━━━ DATASET SECTION
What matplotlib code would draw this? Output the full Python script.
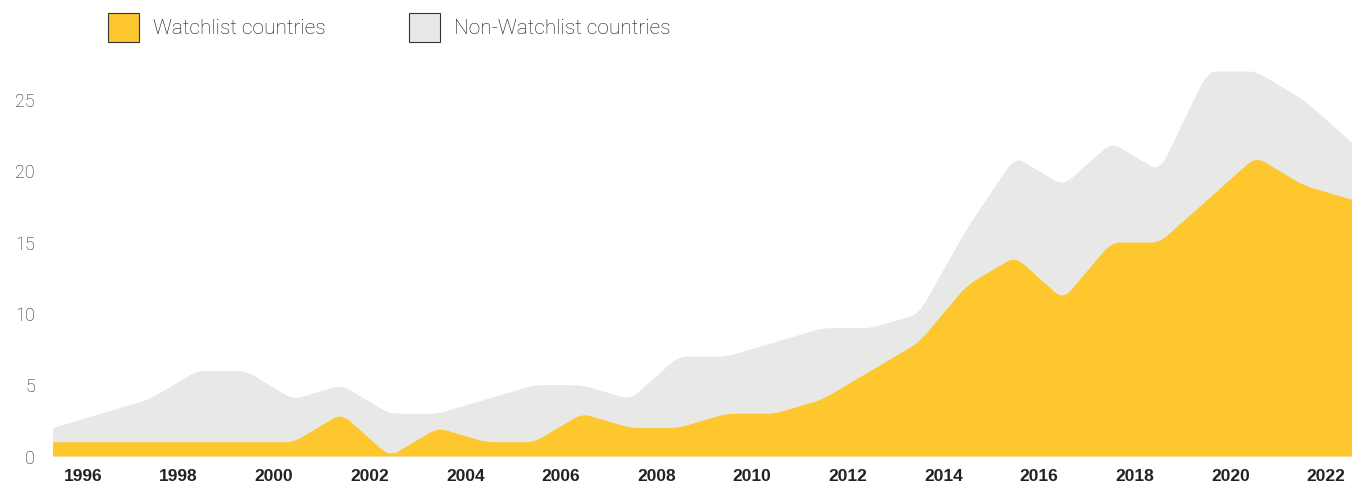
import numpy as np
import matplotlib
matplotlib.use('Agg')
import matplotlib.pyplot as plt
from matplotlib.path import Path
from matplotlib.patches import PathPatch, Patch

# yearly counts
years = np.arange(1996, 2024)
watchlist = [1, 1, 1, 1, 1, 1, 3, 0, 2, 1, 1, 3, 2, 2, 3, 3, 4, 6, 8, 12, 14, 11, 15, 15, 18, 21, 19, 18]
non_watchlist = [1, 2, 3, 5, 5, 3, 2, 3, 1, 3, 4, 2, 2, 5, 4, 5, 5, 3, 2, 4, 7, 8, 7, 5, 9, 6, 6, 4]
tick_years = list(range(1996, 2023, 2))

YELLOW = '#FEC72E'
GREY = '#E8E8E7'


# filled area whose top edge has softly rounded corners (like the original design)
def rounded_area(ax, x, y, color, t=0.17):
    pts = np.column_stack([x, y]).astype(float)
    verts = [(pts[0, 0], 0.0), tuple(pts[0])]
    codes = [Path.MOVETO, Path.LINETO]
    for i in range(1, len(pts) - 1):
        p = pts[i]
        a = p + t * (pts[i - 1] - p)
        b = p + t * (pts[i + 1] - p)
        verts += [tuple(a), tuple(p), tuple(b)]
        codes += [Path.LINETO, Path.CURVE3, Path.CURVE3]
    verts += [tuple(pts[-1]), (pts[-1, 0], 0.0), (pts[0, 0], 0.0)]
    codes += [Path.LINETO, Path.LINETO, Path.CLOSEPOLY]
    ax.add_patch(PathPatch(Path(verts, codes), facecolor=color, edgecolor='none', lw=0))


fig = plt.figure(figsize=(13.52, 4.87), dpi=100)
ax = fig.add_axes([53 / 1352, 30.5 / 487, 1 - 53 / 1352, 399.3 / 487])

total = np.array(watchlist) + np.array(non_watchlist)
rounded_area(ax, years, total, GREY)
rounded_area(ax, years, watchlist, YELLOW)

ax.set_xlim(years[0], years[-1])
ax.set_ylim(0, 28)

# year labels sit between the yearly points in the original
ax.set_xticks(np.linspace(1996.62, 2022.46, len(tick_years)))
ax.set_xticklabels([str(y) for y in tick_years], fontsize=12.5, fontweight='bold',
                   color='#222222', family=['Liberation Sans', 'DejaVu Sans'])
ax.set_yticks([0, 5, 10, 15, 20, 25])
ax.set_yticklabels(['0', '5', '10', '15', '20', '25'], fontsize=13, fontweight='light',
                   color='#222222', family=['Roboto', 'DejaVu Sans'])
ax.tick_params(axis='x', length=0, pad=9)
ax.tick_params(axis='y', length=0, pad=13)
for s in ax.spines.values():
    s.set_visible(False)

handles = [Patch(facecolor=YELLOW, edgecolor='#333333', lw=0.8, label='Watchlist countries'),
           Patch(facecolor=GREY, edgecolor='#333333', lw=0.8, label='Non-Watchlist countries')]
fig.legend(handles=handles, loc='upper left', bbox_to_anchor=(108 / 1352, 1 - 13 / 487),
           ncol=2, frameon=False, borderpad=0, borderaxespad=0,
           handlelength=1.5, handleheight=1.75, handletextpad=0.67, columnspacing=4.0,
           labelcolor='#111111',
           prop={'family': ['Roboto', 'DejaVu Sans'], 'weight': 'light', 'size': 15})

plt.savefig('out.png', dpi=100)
━━━━━━
WRITTEN TASK:
Show the lines of the material that contain the word "matplotlib".

COMPLETE ANSWER:
What matplotlib code would draw this? Output the full Python script.
import matplotlib
matplotlib.use('Agg')
import matplotlib.pyplot as plt
from matplotlib.path import Path
from matplotlib.patches import PathPatch, Patch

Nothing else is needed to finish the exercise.